--- Start of DATASET CONTENT ---
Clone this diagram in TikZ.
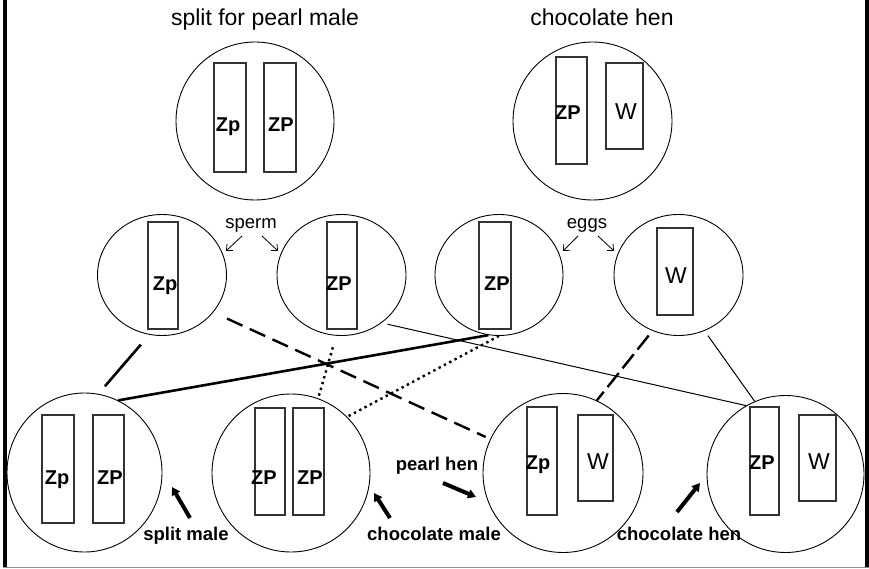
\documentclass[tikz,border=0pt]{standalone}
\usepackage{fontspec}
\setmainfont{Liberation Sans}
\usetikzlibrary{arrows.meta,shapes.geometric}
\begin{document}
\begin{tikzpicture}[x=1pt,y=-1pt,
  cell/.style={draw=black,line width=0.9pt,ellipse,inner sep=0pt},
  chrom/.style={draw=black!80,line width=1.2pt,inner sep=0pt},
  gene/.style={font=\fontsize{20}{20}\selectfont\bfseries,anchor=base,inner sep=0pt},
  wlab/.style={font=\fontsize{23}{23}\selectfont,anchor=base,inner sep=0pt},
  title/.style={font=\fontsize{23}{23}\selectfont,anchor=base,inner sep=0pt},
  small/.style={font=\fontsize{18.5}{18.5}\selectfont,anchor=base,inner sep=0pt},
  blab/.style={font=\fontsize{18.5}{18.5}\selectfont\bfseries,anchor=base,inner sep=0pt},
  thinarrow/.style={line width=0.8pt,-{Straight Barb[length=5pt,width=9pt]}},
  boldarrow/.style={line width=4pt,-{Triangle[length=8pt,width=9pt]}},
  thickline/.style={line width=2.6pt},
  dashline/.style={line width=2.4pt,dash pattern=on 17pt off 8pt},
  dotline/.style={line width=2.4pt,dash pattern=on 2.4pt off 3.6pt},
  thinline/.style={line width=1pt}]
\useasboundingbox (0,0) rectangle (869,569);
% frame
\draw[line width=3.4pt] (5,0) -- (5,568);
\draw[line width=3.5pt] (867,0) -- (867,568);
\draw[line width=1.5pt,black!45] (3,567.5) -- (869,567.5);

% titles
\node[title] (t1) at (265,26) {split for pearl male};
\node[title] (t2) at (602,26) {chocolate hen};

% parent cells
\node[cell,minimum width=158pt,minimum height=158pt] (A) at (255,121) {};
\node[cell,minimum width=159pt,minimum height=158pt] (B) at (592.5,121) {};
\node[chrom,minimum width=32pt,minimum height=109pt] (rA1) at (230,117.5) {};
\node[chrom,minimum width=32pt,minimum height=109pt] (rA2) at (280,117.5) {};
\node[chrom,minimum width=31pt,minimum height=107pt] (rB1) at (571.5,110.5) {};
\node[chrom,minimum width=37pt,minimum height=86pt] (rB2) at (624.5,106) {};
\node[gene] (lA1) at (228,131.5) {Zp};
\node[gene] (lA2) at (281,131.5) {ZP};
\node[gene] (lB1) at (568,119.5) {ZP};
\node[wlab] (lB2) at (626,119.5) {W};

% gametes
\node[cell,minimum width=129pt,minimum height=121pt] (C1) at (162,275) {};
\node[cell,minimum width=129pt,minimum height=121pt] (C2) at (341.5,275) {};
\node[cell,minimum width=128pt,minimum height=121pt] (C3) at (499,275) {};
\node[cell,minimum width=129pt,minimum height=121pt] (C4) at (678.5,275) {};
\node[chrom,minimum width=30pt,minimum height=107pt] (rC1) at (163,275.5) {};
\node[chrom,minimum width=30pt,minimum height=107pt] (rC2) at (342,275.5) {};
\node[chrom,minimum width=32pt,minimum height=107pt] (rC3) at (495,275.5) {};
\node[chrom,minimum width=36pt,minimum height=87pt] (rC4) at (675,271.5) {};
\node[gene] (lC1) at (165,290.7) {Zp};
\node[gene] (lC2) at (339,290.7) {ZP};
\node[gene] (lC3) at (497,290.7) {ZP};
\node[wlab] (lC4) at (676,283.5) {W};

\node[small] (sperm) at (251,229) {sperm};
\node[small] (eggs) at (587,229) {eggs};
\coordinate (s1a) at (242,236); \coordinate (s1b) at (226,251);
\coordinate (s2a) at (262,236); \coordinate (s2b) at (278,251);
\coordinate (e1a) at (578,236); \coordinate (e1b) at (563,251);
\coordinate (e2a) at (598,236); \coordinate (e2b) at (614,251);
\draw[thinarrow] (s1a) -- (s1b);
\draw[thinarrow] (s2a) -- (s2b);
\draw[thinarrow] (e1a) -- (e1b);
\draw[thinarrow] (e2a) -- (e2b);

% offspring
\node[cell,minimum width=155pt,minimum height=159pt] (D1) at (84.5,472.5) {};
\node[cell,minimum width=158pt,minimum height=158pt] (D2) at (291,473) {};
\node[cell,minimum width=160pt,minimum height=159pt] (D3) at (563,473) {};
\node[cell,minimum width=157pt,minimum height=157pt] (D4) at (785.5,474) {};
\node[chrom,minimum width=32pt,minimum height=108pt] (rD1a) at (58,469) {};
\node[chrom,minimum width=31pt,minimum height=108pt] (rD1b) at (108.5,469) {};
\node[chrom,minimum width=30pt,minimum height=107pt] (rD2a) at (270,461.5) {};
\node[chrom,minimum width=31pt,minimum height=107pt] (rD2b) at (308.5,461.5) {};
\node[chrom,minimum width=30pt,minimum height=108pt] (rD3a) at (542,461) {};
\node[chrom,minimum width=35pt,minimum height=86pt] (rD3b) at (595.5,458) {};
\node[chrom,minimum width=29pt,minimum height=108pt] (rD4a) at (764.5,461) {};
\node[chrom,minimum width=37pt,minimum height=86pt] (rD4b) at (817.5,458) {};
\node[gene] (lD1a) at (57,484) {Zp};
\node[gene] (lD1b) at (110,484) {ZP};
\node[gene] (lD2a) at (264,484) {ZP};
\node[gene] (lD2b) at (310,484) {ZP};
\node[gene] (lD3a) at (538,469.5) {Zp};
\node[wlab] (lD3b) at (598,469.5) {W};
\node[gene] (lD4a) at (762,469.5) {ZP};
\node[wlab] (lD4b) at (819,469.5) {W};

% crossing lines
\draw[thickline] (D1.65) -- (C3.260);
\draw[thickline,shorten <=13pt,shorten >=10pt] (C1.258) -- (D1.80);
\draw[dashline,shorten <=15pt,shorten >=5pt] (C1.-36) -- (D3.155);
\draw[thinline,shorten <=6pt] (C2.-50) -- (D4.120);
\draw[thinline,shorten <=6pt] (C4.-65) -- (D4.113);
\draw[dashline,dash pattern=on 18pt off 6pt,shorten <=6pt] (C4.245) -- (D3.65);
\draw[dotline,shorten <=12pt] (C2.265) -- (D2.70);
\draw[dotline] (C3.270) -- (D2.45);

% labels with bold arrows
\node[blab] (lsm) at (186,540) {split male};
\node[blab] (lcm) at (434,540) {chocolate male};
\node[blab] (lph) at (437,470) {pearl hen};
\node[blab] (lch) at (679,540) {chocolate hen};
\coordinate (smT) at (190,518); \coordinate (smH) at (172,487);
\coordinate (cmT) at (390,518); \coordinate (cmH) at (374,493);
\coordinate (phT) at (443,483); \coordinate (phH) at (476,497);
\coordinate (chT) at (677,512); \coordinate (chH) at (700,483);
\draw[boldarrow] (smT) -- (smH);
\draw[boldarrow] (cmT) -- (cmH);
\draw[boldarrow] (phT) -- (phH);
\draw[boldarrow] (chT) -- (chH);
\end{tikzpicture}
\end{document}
--- End of DATASET CONTENT ---
• EXERCISE GOAL
Transcribe the material exactly, leaving every picture out.

• THE RESULT
Clone this diagram in TikZ.
\documentclass[tikz,border=0pt]{standalone}
\usepackage{fontspec}
\setmainfont{Liberation Sans}
\usetikzlibrary{arrows.meta,shapes.geometric}
\begin{document}
\begin{tikzpicture}[x=1pt,y=-1pt,
  cell/.style={draw=black,line width=0.9pt,ellipse,inner sep=0pt},
  chrom/.style={draw=black!80,line width=1.2pt,inner sep=0pt},
  gene/.style={font=\fontsize{20}{20}\selectfont\bfseries,anchor=base,inner sep=0pt},
  wlab/.style={font=\fontsize{23}{23}\selectfont,anchor=base,inner sep=0pt},
  title/.style={font=\fontsize{23}{23}\selectfont,anchor=base,inner sep=0pt},
  small/.style={font=\fontsize{18.5}{18.5}\selectfont,anchor=base,inner sep=0pt},
  blab/.style={font=\fontsize{18.5}{18.5}\selectfont\bfseries,anchor=base,inner sep=0pt},
  thinarrow/.style={line width=0.8pt,-{Straight Barb[length=5pt,width=9pt]}},
  boldarrow/.style={line width=4pt,-{Triangle[length=8pt,width=9pt]}},
  thickline/.style={line width=2.6pt},
  dashline/.style={line width=2.4pt,dash pattern=on 17pt off 8pt},
  dotline/.style={line width=2.4pt,dash pattern=on 2.4pt off 3.6pt},
  thinline/.style={line width=1pt}]
\useasboundingbox (0,0) rectangle (869,569);
% frame
\draw[line width=3.4pt] (5,0) -- (5,568);
\draw[line width=3.5pt] (867,0) -- (867,568);
\draw[line width=1.5pt,black!45] (3,567.5) -- (869,567.5);

% titles
\node[title] (t1) at (265,26) {split for pearl male};
\node[title] (t2) at (602,26) {chocolate hen};

% parent cells
\node[cell,minimum width=158pt,minimum height=158pt] (A) at (255,121) {};
\node[cell,minimum width=159pt,minimum height=158pt] (B) at (592.5,121) {};
\node[chrom,minimum width=32pt,minimum height=109pt] (rA1) at (230,117.5) {};
\node[chrom,minimum width=32pt,minimum height=109pt] (rA2) at (280,117.5) {};
\node[chrom,minimum width=31pt,minimum height=107pt] (rB1) at (571.5,110.5) {};
\node[chrom,minimum width=37pt,minimum height=86pt] (rB2) at (624.5,106) {};
\node[gene] (lA1) at (228,131.5) {Zp};
\node[gene] (lA2) at (281,131.5) {ZP};
\node[gene] (lB1) at (568,119.5) {ZP};
\node[wlab] (lB2) at (626,119.5) {W};

% gametes
\node[cell,minimum width=129pt,minimum height=121pt] (C1) at (162,275) {};
\node[cell,minimum width=129pt,minimum height=121pt] (C2) at (341.5,275) {};
\node[cell,minimum width=128pt,minimum height=121pt] (C3) at (499,275) {};
\node[cell,minimum width=129pt,minimum height=121pt] (C4) at (678.5,275) {};
\node[chrom,minimum width=30pt,minimum height=107pt] (rC1) at (163,275.5) {};
\node[chrom,minimum width=30pt,minimum height=107pt] (rC2) at (342,275.5) {};
\node[chrom,minimum width=32pt,minimum height=107pt] (rC3) at (495,275.5) {};
\node[chrom,minimum width=36pt,minimum height=87pt] (rC4) at (675,271.5) {};
\node[gene] (lC1) at (165,290.7) {Zp};
\node[gene] (lC2) at (339,290.7) {ZP};
\node[gene] (lC3) at (497,290.7) {ZP};
\node[wlab] (lC4) at (676,283.5) {W};

\node[small] (sperm) at (251,229) {sperm};
\node[small] (eggs) at (587,229) {eggs};
\coordinate (s1a) at (242,236); \coordinate (s1b) at (226,251);
\coordinate (s2a) at (262,236); \coordinate (s2b) at (278,251);
\coordinate (e1a) at (578,236); \coordinate (e1b) at (563,251);
\coordinate (e2a) at (598,236); \coordinate (e2b) at (614,251);
\draw[thinarrow] (s1a) -- (s1b);
\draw[thinarrow] (s2a) -- (s2b);
\draw[thinarrow] (e1a) -- (e1b);
\draw[thinarrow] (e2a) -- (e2b);

% offspring
\node[cell,minimum width=155pt,minimum height=159pt] (D1) at (84.5,472.5) {};
\node[cell,minimum width=158pt,minimum height=158pt] (D2) at (291,473) {};
\node[cell,minimum width=160pt,minimum height=159pt] (D3) at (563,473) {};
\node[cell,minimum width=157pt,minimum height=157pt] (D4) at (785.5,474) {};
\node[chrom,minimum width=32pt,minimum height=108pt] (rD1a) at (58,469) {};
\node[chrom,minimum width=31pt,minimum height=108pt] (rD1b) at (108.5,469) {};
\node[chrom,minimum width=30pt,minimum height=107pt] (rD2a) at (270,461.5) {};
\node[chrom,minimum width=31pt,minimum height=107pt] (rD2b) at (308.5,461.5) {};
\node[chrom,minimum width=30pt,minimum height=108pt] (rD3a) at (542,461) {};
\node[chrom,minimum width=35pt,minimum height=86pt] (rD3b) at (595.5,458) {};
\node[chrom,minimum width=29pt,minimum height=108pt] (rD4a) at (764.5,461) {};
\node[chrom,minimum width=37pt,minimum height=86pt] (rD4b) at (817.5,458) {};
\node[gene] (lD1a) at (57,484) {Zp};
\node[gene] (lD1b) at (110,484) {ZP};
\node[gene] (lD2a) at (264,484) {ZP};
\node[gene] (lD2b) at (310,484) {ZP};
\node[gene] (lD3a) at (538,469.5) {Zp};
\node[wlab] (lD3b) at (598,469.5) {W};
\node[gene] (lD4a) at (762,469.5) {ZP};
\node[wlab] (lD4b) at (819,469.5) {W};

% crossing lines
\draw[thickline] (D1.65) -- (C3.260);
\draw[thickline,shorten <=13pt,shorten >=10pt] (C1.258) -- (D1.80);
\draw[dashline,shorten <=15pt,shorten >=5pt] (C1.-36) -- (D3.155);
\draw[thinline,shorten <=6pt] (C2.-50) -- (D4.120);
\draw[thinline,shorten <=6pt] (C4.-65) -- (D4.113);
\draw[dashline,dash pattern=on 18pt off 6pt,shorten <=6pt] (C4.245) -- (D3.65);
\draw[dotline,shorten <=12pt] (C2.265) -- (D2.70);
\draw[dotline] (C3.270) -- (D2.45);

% labels with bold arrows
\node[blab] (lsm) at (186,540) {split male};
\node[blab] (lcm) at (434,540) {chocolate male};
\node[blab] (lph) at (437,470) {pearl hen};
\node[blab] (lch) at (679,540) {chocolate hen};
\coordinate (smT) at (190,518); \coordinate (smH) at (172,487);
\coordinate (cmT) at (390,518); \coordinate (cmH) at (374,493);
\coordinate (phT) at (443,483); \coordinate (phH) at (476,497);
\coordinate (chT) at (677,512); \coordinate (chH) at (700,483);
\draw[boldarrow] (smT) -- (smH);
\draw[boldarrow] (cmT) -- (cmH);
\draw[boldarrow] (phT) -- (phH);
\draw[boldarrow] (chT) -- (chH);
\end{tikzpicture}
\end{document}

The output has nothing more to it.